Wie so häufig führt uns die Spurensuche hierbei direkt in das Epizentrum des Buddhismus. Buddha, nicht unbedingt für seine gastronomischen Eskapaden bekannt, lehrte einst die hohen Ideale des Friedens und der Toleranz, der Freundschaft und Gastfreundschaft, das Streben nach Gutem und Schönem sowie das Mitleid für alles, was lebt und atmet. In Kurzfassung: Bei Buddhisten werden Gäste nicht nur geehrt, man vergöttert sie regelrecht.

Bezogen auf die Gastronomie und gepaart mit anderen asiatischen Charakteristika wie Disziplin, Arbeitsmoral und Präzision, öffnet diese Welt eines jeden Genussmenschen Herz. Akribisch wird hier der Körper für die absolute Perfektion geschunden und das Werk eines jeden Mitarbeiters sekündlich mit kritischem Auge gemustert. Große asiatische Hotelketten expandieren und treffen mit ihrem ausgeklügelten Angebot bei vielen ausländischen Gästen ins Schwarze. „The idea is to look after guests as though they were family“, so beispielsweise Greg Dogan, CEO der Shangri-la-Kette. Genug der asiatischen Mentalität, wie macht sich dieser Ethos eigentlich in der Bar bemerkbar?

Die magische Fünf

Das The Quinary – ein modernes Märchen. Antonio Lai – die Verkörperung dieses Märchens. Mit seinen 5 Bars hat sich der Bartender aus Hong Kong einen regelrechten Promi-Status innerhalb der internationalen Cocktail-Szene gesichert, zuletzt brillierte er zudem beim globalen Finale der Diageo World Class. Sein The Quinary rangiert seit Jahren in der Bestenliste der World’s 50 Best Bars. Wenn nicht hier, wo findet man sie dann, die „asian hospitality“?

Nun sind es vor allem die ausgebufften Details, die zu beeindrucken wissen. Das Logo seiner Wirkungsstätte stempelartig in Orangen-, Zitronen- und Grapefruitzesten zu brennen, offene Champagnerflaschen zu rekarbonisieren, Popcorn im Slow Cooker langsam zu erhitzen und es in der Zentrifuge anschließend mit Bourbon zu vereinen… Das Repertoire ist groß, die Drinks wissen zu beeindrucken.

Als „quinär“ bezeichnet man gemeinhin Objekte, die aus fünf Teilen bestehen. Antonio Lai setzt bei der Namensgebung seines Etablissements ganz auf die klassische Wahrnehmung des Drinks durch den Gast. Smell it – Taste it – Touch it – Hear it. Die bekannten Sinneseindrücke ergänzt er um seine ganz persönliche Perzeption, enjoy it.

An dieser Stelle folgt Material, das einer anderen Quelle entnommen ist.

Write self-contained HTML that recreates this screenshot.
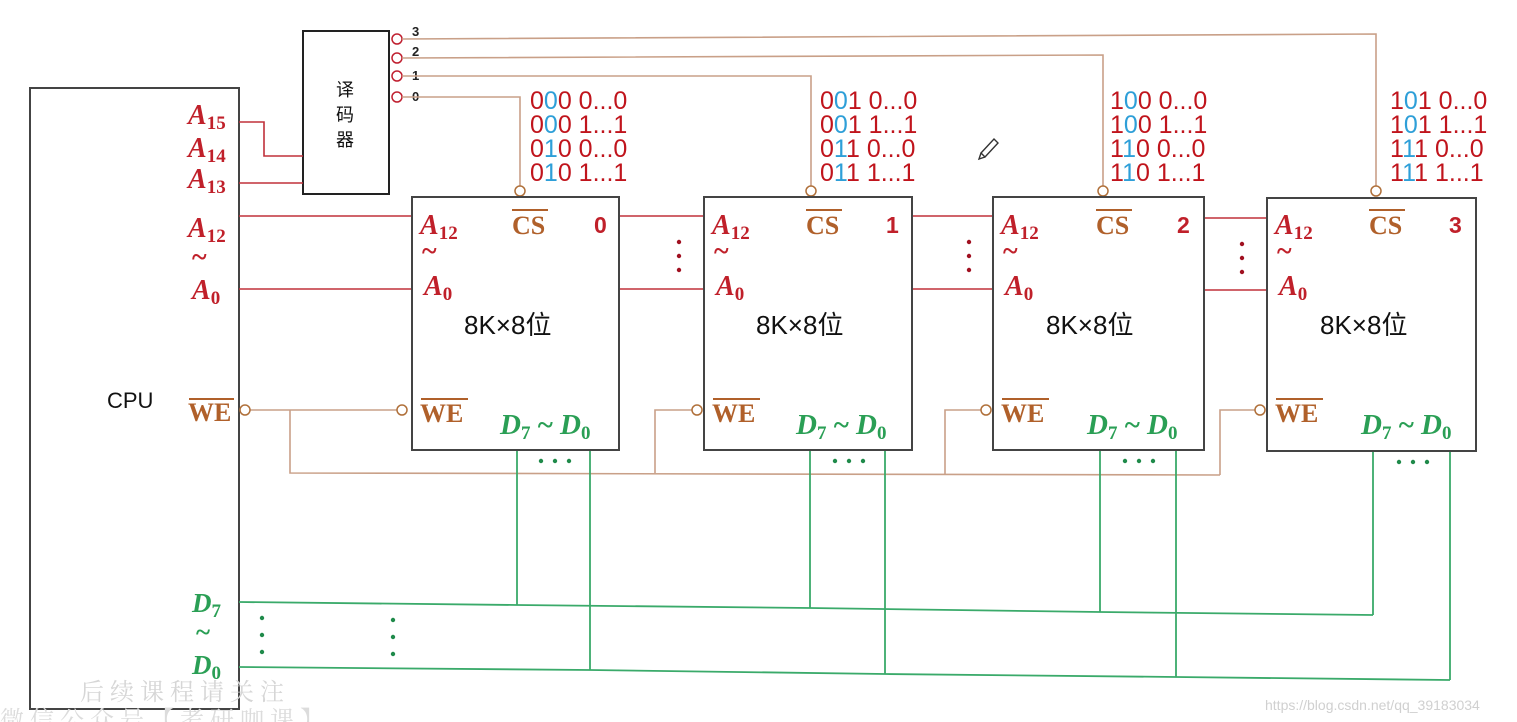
<!DOCTYPE html>
<html><head><meta charset="utf-8"><style>
html,body{margin:0;padding:0;background:#fff;}
svg{display:block;}
.A{font-family:"Liberation Serif",serif;font-style:italic;font-weight:bold;fill:#c0202a;font-size:28px;}
.sub{font-size:19px;font-style:normal;}
.br{font-family:"Liberation Serif",serif;font-weight:bold;fill:#b0602a;font-size:26px;}
.g{font-family:"Liberation Serif",serif;font-style:italic;font-weight:bold;fill:#2a9f55;font-size:29px;}
.num{font-family:"Liberation Sans",sans-serif;font-weight:bold;fill:#c0202a;font-size:23px;}
.ad{font-family:"Liberation Sans",sans-serif;fill:#c0141c;font-size:25px;}
.bl{fill:#2e9fd8;}
.k{font-family:"Liberation Sans","Noto Sans CJK SC",sans-serif;fill:#111;font-size:26px;}
</style></head><body>
<svg width="1517" height="722" viewBox="0 0 1517 722" xmlns="http://www.w3.org/2000/svg">
<!-- CPU -->
<rect x="30" y="88" width="209" height="621" fill="none" stroke="#444" stroke-width="2"/>
<text x="107" y="408" class="k" style="font-size:22px">CPU</text>
<text x="188" y="124" class="A">A<tspan class="sub" dy="5">15</tspan></text>
<text x="188" y="157" class="A">A<tspan class="sub" dy="5">14</tspan></text>
<text x="188" y="188" class="A">A<tspan class="sub" dy="5">13</tspan></text>
<text x="188" y="237" class="A">A<tspan class="sub" dy="5">12</tspan></text>
<text x="192" y="266" class="A" style="font-style:normal">~</text>
<text x="192" y="299" class="A">A<tspan class="sub" dy="5">0</tspan></text>
<text x="188" y="421" class="br">WE</text>
<line x1="189" y1="399" x2="234" y2="399" stroke="#b0602a" stroke-width="2"/>
<text x="192" y="612" class="g" style="font-size:27px">D<tspan class="sub" dy="5">7</tspan></text>
<text x="196" y="641" class="g" style="font-style:normal;font-size:27px">~</text>
<text x="192" y="674" class="g" style="font-size:27px">D<tspan class="sub" dy="5">0</tspan></text>

<!-- decoder -->
<rect x="303" y="31" width="86" height="163" fill="none" stroke="#222" stroke-width="2"/>
<text x="336" y="96" class="k" style="font-size:18px">译</text>
<text x="336" y="121" class="k" style="font-size:18px">码</text>
<text x="336" y="146" class="k" style="font-size:18px">器</text>
<g fill="none" stroke="#c02030" stroke-width="1.5">
<circle cx="397" cy="39" r="5"/><circle cx="397" cy="58" r="5"/><circle cx="397" cy="76" r="5"/><circle cx="397" cy="97" r="5"/>
</g>
<g font-family="Liberation Sans,sans-serif" font-size="13" font-weight="bold" fill="#222">
<text x="412" y="36">3</text><text x="412" y="56">2</text><text x="412" y="80">1</text><text x="412" y="101">0</text>
</g>
<g fill="none" stroke="#c9a088" stroke-width="1.6">
<polyline points="402,39 1376,34 1376,186"/>
<polyline points="402,58 1103,55 1103,186"/>
<polyline points="402,76 811,76 811,186"/>
<polyline points="402,97 520,97 520,186"/>
</g>
<g fill="none" stroke="#c0303a" stroke-width="1.6">
<polyline points="239,122 264,122 264,156 303,156"/>
<line x1="239" y1="183" x2="303" y2="183"/>
<line x1="239" y1="216" x2="412" y2="216"/>
<line x1="239" y1="289" x2="412" y2="289"/>
<line x1="619" y1="216" x2="704" y2="216"/><line x1="619" y1="289" x2="704" y2="289"/>
<line x1="912" y1="216" x2="993" y2="216"/><line x1="912" y1="289" x2="993" y2="289"/>
<line x1="1204" y1="218" x2="1267" y2="218"/><line x1="1204" y1="290" x2="1267" y2="290"/>
</g>
<g fill="#a01020">
<circle cx="679" cy="242" r="2.2"/><circle cx="679" cy="256" r="2.2"/><circle cx="679" cy="270" r="2.2"/>
<circle cx="969" cy="242" r="2.2"/><circle cx="969" cy="256" r="2.2"/><circle cx="969" cy="270" r="2.2"/>
<circle cx="1242" cy="244" r="2.2"/><circle cx="1242" cy="258" r="2.2"/><circle cx="1242" cy="272" r="2.2"/>
</g>

<!-- WE lines -->
<g fill="none" stroke="#c9a088" stroke-width="1.6">
<line x1="250" y1="410" x2="397" y2="410"/>
<polyline points="290,410 290,473 1220,475"/>
<polyline points="655,473 655,410 692,410"/>
<polyline points="945,474 945,410 981,410"/>
<polyline points="1220,475 1220,410 1255,410"/>
</g>
<g fill="#fff" stroke="#b0703a" stroke-width="1.5">
<circle cx="245" cy="410" r="5"/><circle cx="402" cy="410" r="5"/><circle cx="697" cy="410" r="5"/><circle cx="986" cy="410" r="5"/><circle cx="1260" cy="410" r="5"/>
<circle cx="520" cy="191" r="5"/><circle cx="811" cy="191" r="5"/><circle cx="1103" cy="191" r="5"/><circle cx="1376" cy="191" r="5"/>
</g>

<!-- data lines -->
<g fill="none" stroke="#3aaa6a" stroke-width="1.8">
<polyline points="239,602 517,605 810,608 1100,612 1373,615"/>
<polyline points="239,667 590,670 885,674 1176,677 1450,680"/>
<line x1="517" y1="450" x2="517" y2="605"/><line x1="590" y1="450" x2="590" y2="670"/>
<line x1="810" y1="450" x2="810" y2="608"/><line x1="885" y1="450" x2="885" y2="674"/>
<line x1="1100" y1="450" x2="1100" y2="612"/><line x1="1176" y1="450" x2="1176" y2="677"/>
<line x1="1373" y1="452" x2="1373" y2="615"/><line x1="1450" y1="452" x2="1450" y2="680"/>
</g>
<g fill="#1f8a4a">
<circle cx="541" cy="461" r="2.2"/><circle cx="555" cy="461" r="2.2"/><circle cx="569" cy="461" r="2.2"/>
<circle cx="835" cy="461" r="2.2"/><circle cx="849" cy="461" r="2.2"/><circle cx="863" cy="461" r="2.2"/>
<circle cx="1125" cy="461" r="2.2"/><circle cx="1139" cy="461" r="2.2"/><circle cx="1153" cy="461" r="2.2"/>
<circle cx="1399" cy="462" r="2.2"/><circle cx="1413" cy="462" r="2.2"/><circle cx="1427" cy="462" r="2.2"/>
<circle cx="262" cy="618" r="2.2"/><circle cx="262" cy="635" r="2.2"/><circle cx="262" cy="652" r="2.2"/>
<circle cx="393" cy="620" r="2.2"/><circle cx="393" cy="637" r="2.2"/><circle cx="393" cy="654" r="2.2"/>
</g>

<!-- chips -->
<g transform="translate(412,0)">
<rect x="0" y="197" width="207" height="253" fill="none" stroke="#444" stroke-width="2"/>
<text x="8" y="234" class="A">A<tspan class="sub" dy="5">12</tspan></text>
<text x="10" y="260" class="A" style="font-style:normal">~</text>
<text x="12" y="295" class="A">A<tspan class="sub" dy="5">0</tspan></text>
<text x="100" y="234" class="br">CS</text><line x1="100" y1="210" x2="136" y2="210" stroke="#b0602a" stroke-width="2"/>
<text x="182" y="233" class="num">0</text>
<text x="52" y="334" class="k">8K×8位</text>
<text x="8" y="422" class="br">WE</text><line x1="9" y1="399" x2="56" y2="399" stroke="#b0602a" stroke-width="2"/>
<text x="88" y="434" class="g">D<tspan class="sub" dy="5">7</tspan><tspan dy="-5" style="font-style:normal"> ~ </tspan>D<tspan class="sub" dy="5">0</tspan></text>
</g>
<g transform="translate(704,0)">
<rect x="0" y="197" width="208" height="253" fill="none" stroke="#444" stroke-width="2"/>
<text x="8" y="234" class="A">A<tspan class="sub" dy="5">12</tspan></text>
<text x="10" y="260" class="A" style="font-style:normal">~</text>
<text x="12" y="295" class="A">A<tspan class="sub" dy="5">0</tspan></text>
<text x="102" y="234" class="br">CS</text><line x1="102" y1="210" x2="138" y2="210" stroke="#b0602a" stroke-width="2"/>
<text x="182" y="233" class="num">1</text>
<text x="52" y="334" class="k">8K×8位</text>
<text x="8" y="422" class="br">WE</text><line x1="9" y1="399" x2="56" y2="399" stroke="#b0602a" stroke-width="2"/>
<text x="92" y="434" class="g">D<tspan class="sub" dy="5">7</tspan><tspan dy="-5" style="font-style:normal"> ~ </tspan>D<tspan class="sub" dy="5">0</tspan></text>
</g>
<g transform="translate(993,0)">
<rect x="0" y="197" width="211" height="253" fill="none" stroke="#444" stroke-width="2"/>
<text x="8" y="234" class="A">A<tspan class="sub" dy="5">12</tspan></text>
<text x="10" y="260" class="A" style="font-style:normal">~</text>
<text x="12" y="295" class="A">A<tspan class="sub" dy="5">0</tspan></text>
<text x="103" y="234" class="br">CS</text><line x1="103" y1="210" x2="139" y2="210" stroke="#b0602a" stroke-width="2"/>
<text x="184" y="233" class="num">2</text>
<text x="53" y="334" class="k">8K×8位</text>
<text x="8" y="422" class="br">WE</text><line x1="9" y1="399" x2="56" y2="399" stroke="#b0602a" stroke-width="2"/>
<text x="94" y="434" class="g">D<tspan class="sub" dy="5">7</tspan><tspan dy="-5" style="font-style:normal"> ~ </tspan>D<tspan class="sub" dy="5">0</tspan></text>
</g>
<g transform="translate(1267,0)">
<rect x="0" y="198" width="209" height="253" fill="none" stroke="#444" stroke-width="2"/>
<text x="8" y="234" class="A">A<tspan class="sub" dy="5">12</tspan></text>
<text x="10" y="260" class="A" style="font-style:normal">~</text>
<text x="12" y="295" class="A">A<tspan class="sub" dy="5">0</tspan></text>
<text x="102" y="234" class="br">CS</text><line x1="102" y1="210" x2="138" y2="210" stroke="#b0602a" stroke-width="2"/>
<text x="182" y="233" class="num">3</text>
<text x="53" y="334" class="k">8K×8位</text>
<text x="8" y="422" class="br">WE</text><line x1="9" y1="399" x2="56" y2="399" stroke="#b0602a" stroke-width="2"/>
<text x="94" y="434" class="g">D<tspan class="sub" dy="5">7</tspan><tspan dy="-5" style="font-style:normal"> ~ </tspan>D<tspan class="sub" dy="5">0</tspan></text>
</g>

<!-- address tables -->
<g class="ad">
<text x="530" y="109">0<tspan class="bl">0</tspan>0 0...0</text>
<text x="530" y="133">0<tspan class="bl">0</tspan>0 1...1</text>
<text x="530" y="157">0<tspan class="bl">1</tspan>0 0...0</text>
<text x="530" y="181">0<tspan class="bl">1</tspan>0 1...1</text>
<text x="820" y="109">0<tspan class="bl">0</tspan>1 0...0</text>
<text x="820" y="133">0<tspan class="bl">0</tspan>1 1...1</text>
<text x="820" y="157">0<tspan class="bl">1</tspan>1 0...0</text>
<text x="820" y="181">0<tspan class="bl">1</tspan>1 1...1</text>
<text x="1110" y="109">1<tspan class="bl">0</tspan>0 0...0</text>
<text x="1110" y="133">1<tspan class="bl">0</tspan>0 1...1</text>
<text x="1110" y="157">1<tspan class="bl">1</tspan>0 0...0</text>
<text x="1110" y="181">1<tspan class="bl">1</tspan>0 1...1</text>
<text x="1390" y="109">1<tspan class="bl">0</tspan>1 0...0</text>
<text x="1390" y="133">1<tspan class="bl">0</tspan>1 1...1</text>
<text x="1390" y="157">1<tspan class="bl">1</tspan>1 0...0</text>
<text x="1390" y="181">1<tspan class="bl">1</tspan>1 1...1</text>
</g>

<!-- pencil -->
<path d="M981,153 L994,139 L998,143 L985,157 Z M981,153 L979,159 L985,157" fill="none" stroke="#333" stroke-width="1.4"/>

<!-- watermarks -->
<text x="80" y="700" font-family="Liberation Serif,Noto Serif CJK SC,serif" font-size="24" fill="#d6d6d6" letter-spacing="6">后续课程请关注</text>
<text x="0" y="728" font-family="Liberation Serif,Noto Serif CJK SC,serif" font-size="24" fill="#dcdcdc" letter-spacing="6">微信公众号【考研咖课】</text>
<text x="1265" y="710" font-family="Liberation Sans,sans-serif" font-size="14" fill="#d0d0d0">https://blog.csdn.net/qq_39183034</text>
</svg>
</body></html>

Es ist dieser Wow-Effekt, der hier mittlerweile von Allen verlangt und sogar per Instagram in die Welt hinausgetragen wird, so Lai stolz. Suchte man einmal nach dem Hashtag Quinary, so fände man schließlich nur Fotos vom Earl Grey Caviar Martini, einen aufwendigen Twist auf einen klassischen Martini mit einem Schaum, infundiert mit Earl Grey-Tee und Kaviar.

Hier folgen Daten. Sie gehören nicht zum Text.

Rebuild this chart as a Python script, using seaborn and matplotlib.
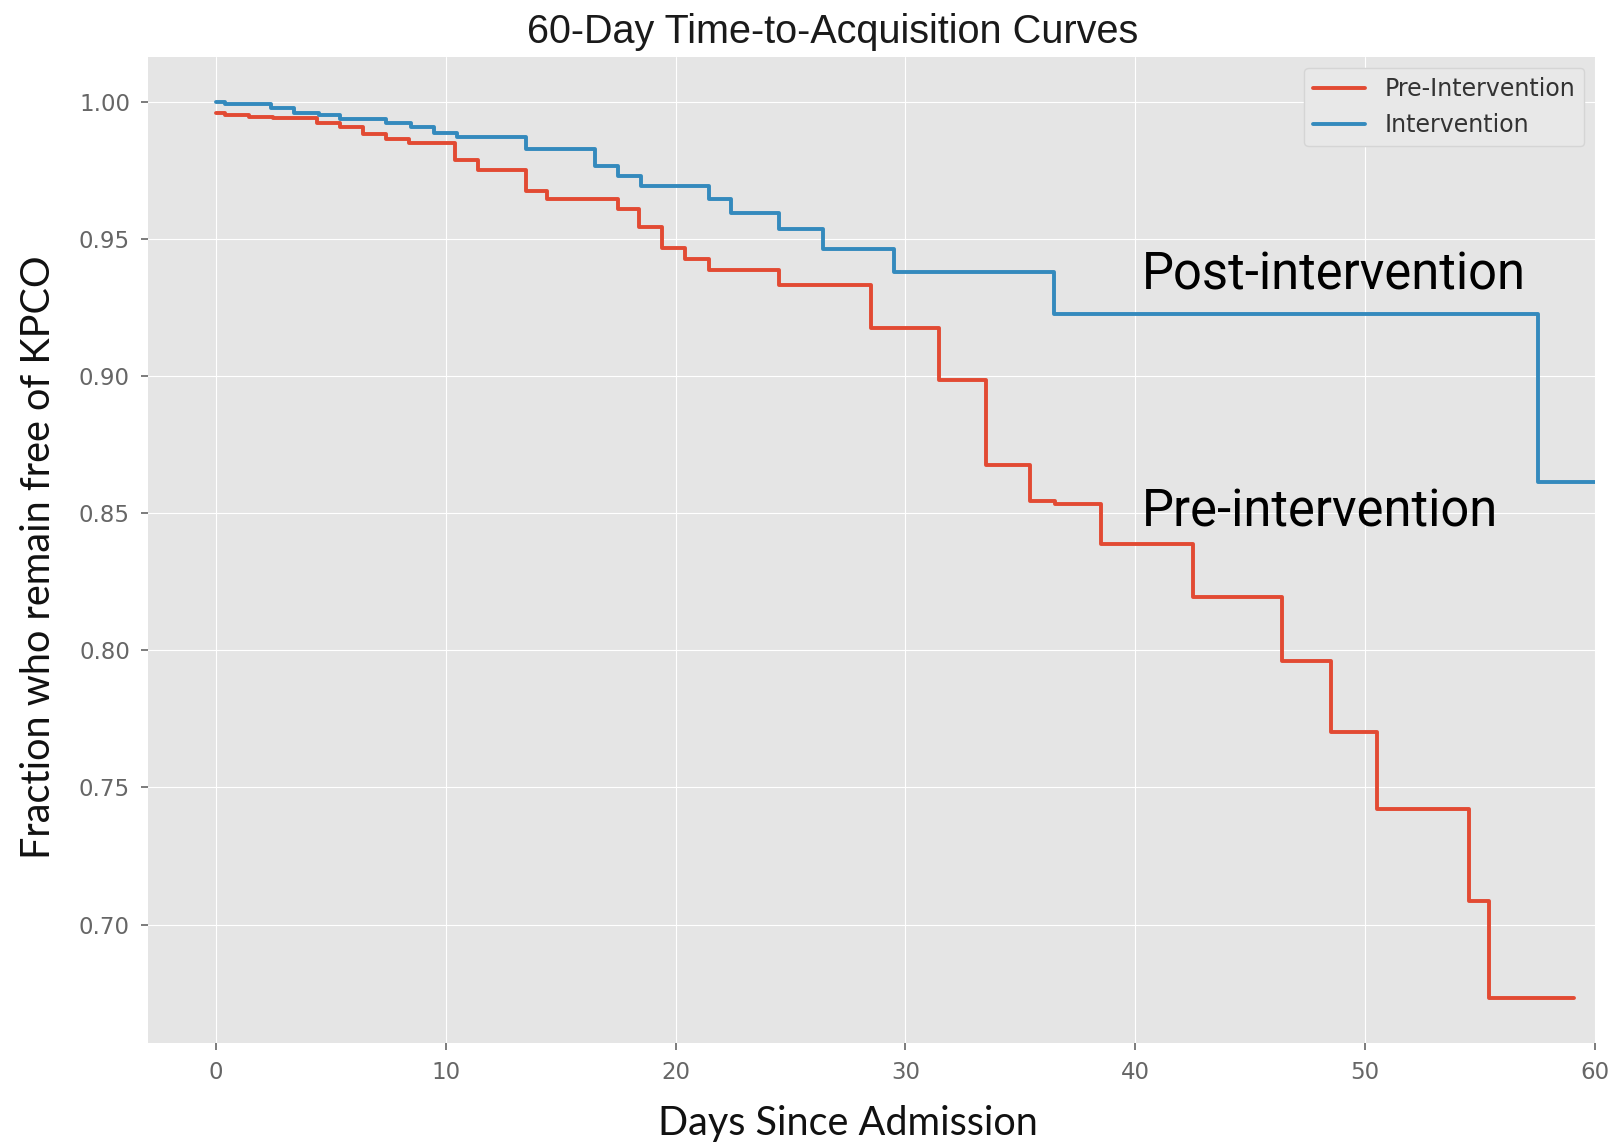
import matplotlib
matplotlib.use("Agg")
import matplotlib.pyplot as plt
import numpy as np
import pandas as pd
import seaborn as sns

# ---- data ----
pre_days = [0, 0.4, 1.45, 2.5, 4.4, 5.4, 6.4, 7.4, 8.4, 10.4, 11.4, 13.5, 14.4,
            17.5, 18.4, 19.4, 20.4, 21.45, 24.5, 28.5, 31.45, 33.5, 35.4, 36.5,
            38.5, 42.5, 46.4, 48.5, 50.5, 54.5, 55.4, 59.1]
pre_surv = [0.9958, 0.9952, 0.9946, 0.9940, 0.9924, 0.9908, 0.9884, 0.9863, 0.9851,
            0.9788, 0.9752, 0.9676, 0.9645, 0.9609, 0.9542, 0.9466, 0.9427, 0.9385,
            0.9333, 0.9175, 0.8986, 0.8674, 0.8545, 0.8532, 0.8387, 0.8195, 0.7959,
            0.7703, 0.7421, 0.7085, 0.6731, 0.6731]

int_days = [0, 0.4, 2.4, 3.4, 4.5, 5.4, 7.4, 8.5, 9.5, 10.5, 13.5, 16.5, 17.5,
            18.5, 21.45, 22.4, 24.5, 26.4, 29.5, 36.45, 57.5, 60]
int_surv = [1.000, 0.9990, 0.9978, 0.9960, 0.9952, 0.9936, 0.9921, 0.9909, 0.9887,
            0.9872, 0.9827, 0.9764, 0.9730, 0.9691, 0.9645, 0.9593, 0.9536, 0.9464,
            0.9379, 0.9225, 0.8613, 0.8613]

series_names = ["Pre-Intervention", "Intervention"]
series_colors = ["#E24A33", "#348ABD"]
x_ticks = [0, 10, 20, 30, 40, 50, 60]
y_ticks = [0.70, 0.75, 0.80, 0.85, 0.90, 0.95, 1.00]

df = pd.concat([
    pd.DataFrame({"day": pre_days, "surv": pre_surv, "group": series_names[0]}),
    pd.DataFrame({"day": int_days, "surv": int_surv, "group": series_names[1]}),
], ignore_index=True)

# ---- style ----
sns.set_style("darkgrid", rc={
    "axes.facecolor": "#E5E5E5",
    "grid.color": "white",
    "grid.linewidth": 2.0,
    "xtick.bottom": True,
    "ytick.left": True,
    "xtick.color": "#666666",
    "ytick.color": "#666666",
})
plt.rcParams["font.family"] = ["DejaVu Sans"]

W, H = 1612, 1142
fig = plt.figure(figsize=(W / 100, H / 100), dpi=100)
ax_l, ax_r, ax_t, ax_b = 148, 1595, 57, 1043
ax = fig.add_axes([ax_l / W, 1 - ax_b / H, (ax_r - ax_l) / W, (ax_b - ax_t) / H])

sns.lineplot(data=df, x="day", y="surv", hue="group", hue_order=series_names,
             palette=series_colors, drawstyle="steps-post", estimator=None,
             linewidth=2.8, legend=False, ax=ax)

ax.set_xlim(-2.95, 59.95)
ax.set_ylim(0.6568, 1.0163)
ax.set_xticks(x_ticks)
ax.set_yticks(y_ticks)
ax.set_yticklabels([f"{v:.2f}" for v in y_ticks])
ax.tick_params(axis="both", labelsize=16.5, colors="#666666", length=5, width=1.2,
               direction="out", pad=8)
for s in ax.spines.values():
    s.set_visible(False)

# legend
handles = ax.get_lines()[:2]
leg = ax.legend(handles, series_names, loc="upper right", fontsize=17,
                handlelength=2.2, frameon=True, facecolor="#E8E8E8",
                edgecolor="#D5D5D5", framealpha=1.0, borderaxespad=0.45)
for t in leg.get_texts():
    t.set_color("#333333")

# axis labels
ax.set_xlabel("Days Since Admission", fontsize=28.5, family=["Lato", "DejaVu Sans"],
              color="#111111")
ax.xaxis.label.set_va("baseline")
ax.xaxis.set_label_coords((848 - ax_l) / (ax_r - ax_l), (ax_b - 1135) / (ax_b - ax_t))
ax.set_ylabel("Fraction who remain free of KPCO", fontsize=28.5,
              family=["Lato", "DejaVu Sans"], color="#111111")
ax.yaxis.label.set_va("center")
ax.yaxis.set_label_coords((38 - ax_l) / (ax_r - ax_l), (ax_b - 557) / (ax_b - ax_t))

# title
fig.text(833 / W, 1 - 43 / H, "60-Day Time-to-Acquisition Curves", ha="center",
         va="baseline", fontsize=28.5, family=["Liberation Sans", "DejaVu Sans"],
         color="#1a1a1a")

# annotations
ax.text(40.27, 0.9314, "Post-intervention", fontsize=36.5, weight="normal",
        family=["Roboto", "DejaVu Sans"], color="black", va="baseline", ha="left")
ax.text(40.27, 0.8453, "Pre-intervention", fontsize=36.5, weight="normal",
        family=["Roboto", "DejaVu Sans"], color="black", va="baseline", ha="left")

fig.savefig("out.png", dpi=100, facecolor="white")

Gastgeber im Schüttel-Zirkus?

Doch neben all den technischen Spielereien der Mixologie-Werkstatt und zwischen all den Rotationsverdampfern blitzt immer wieder jenes im Artikel beschriebene Phänomen der asiatischen Gastfreundschaft auf. „Gastfreundschaft bedeutet für mich, dass meine Kunden zufrieden sind und dementsprechend wiederkommen. Dafür ist gute Kommunikation unabdingbar“, so Lai demütig. Es ist hier sicherlich das gute Verhältnis aus exzellentem Service und hervorragender Qualität, das die Gäste glücklich stimmt und allgemeinhin als asiatische Geheimformel für den Umgang mit Kunden gilt. Greg Dogan hebt die Wichtigkeit noch einmal hervor und betont, dass große asiatischen Hotelketten sehr viel mehr Zeit und Geld in die Schulung und Ausbildung ihrer Hotelfachkräfte investieren, um sich positiv abheben zu können.

Nun mag ein ehrliches Bier häufig „authentischer“ erscheinen als das Gurkenwasser vor dem Drink, doch beweisen sie beide gleichermaßen, dass Gastfreundschaft nichts mit Etikette zu tun hat. Dem Gast mit einem freundlichen und aufrichtigen Lächeln interessiert entgegen zu treten, seine Bestellung aufmerksam und neutral aufzunehmen und ihm das Labsal seiner Wahl herzlich zu servieren, das geht sowohl auf regelrecht devot-serviceorientieren asian-way als auch europäisch-locker. Auch wenn Gastfreundschaft in Asien möglicherweise extremer in Szene gesetzt wird, so darf der Kern der Aussage nicht vergessen werden: Die Herzlichkeit.